- 3 tablespoons butter or margarine
- 1 large russet potato, peeled, cut into 1/2-inch pieces
- 1 large onion, chopped
- 1 teaspoon dried thyme leaves
- 1/2 teaspoon salt
- 1/4 teaspoon pepper
- 1/4 cup all-purpose flour
- 1 (14 ounce) can vegetable broth
- 1 (16 ounce) bag frozen broccoli, cauliflower and carrots, thawed, well drained
- 1/4 cup milk
- 3 tablespoons grated Parmesan cheese
- 1 (8 ounce) can Pillsbury® refrigerated garlic butter crescent dinner rolls
- Heat oven to 375 degrees F. Spray 9- or 10-inch glass deep dish pie plate with cooking spray. In 12-inch nonstick skillet, melt butter over medium-high heat. Add potato, onion, thyme, salt and pepper; cook and stir 10 to 12 minutes until potatoes are lightly browned.

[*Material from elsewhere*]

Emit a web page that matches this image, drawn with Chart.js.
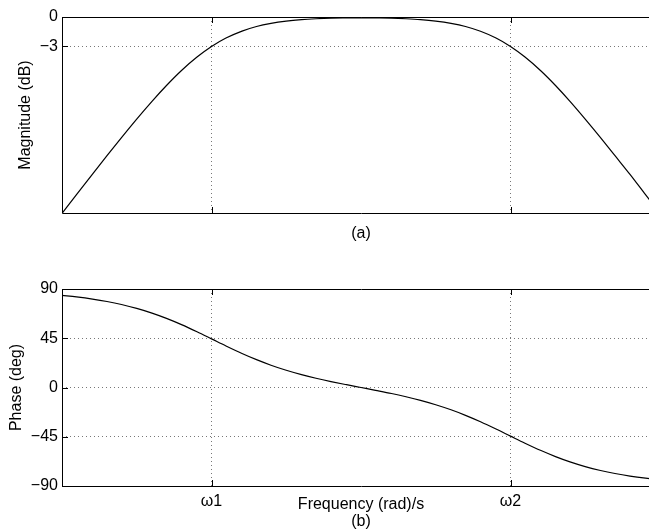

- Sprinkle flour over potato mixture. Cook and stir 1 minute. Stir in broth; heat to boiling. Reduce heat; cover and simmer about 8 minutes, stirring occasionally, until potatoes are almost tender. Remove from heat. Stir in thawed vegetables, milk and cheese. Spoon mixture into pie plate.
- Separate dough into 8 triangles. Starting at short side of each triangle, roll up triangle halfway. Carefully arrange over vegetable mixture with tips toward center; do not overlap. Place pie plate on cookie sheet with sides.
- Bake 20 to 25 minutes or until crust is golden brown.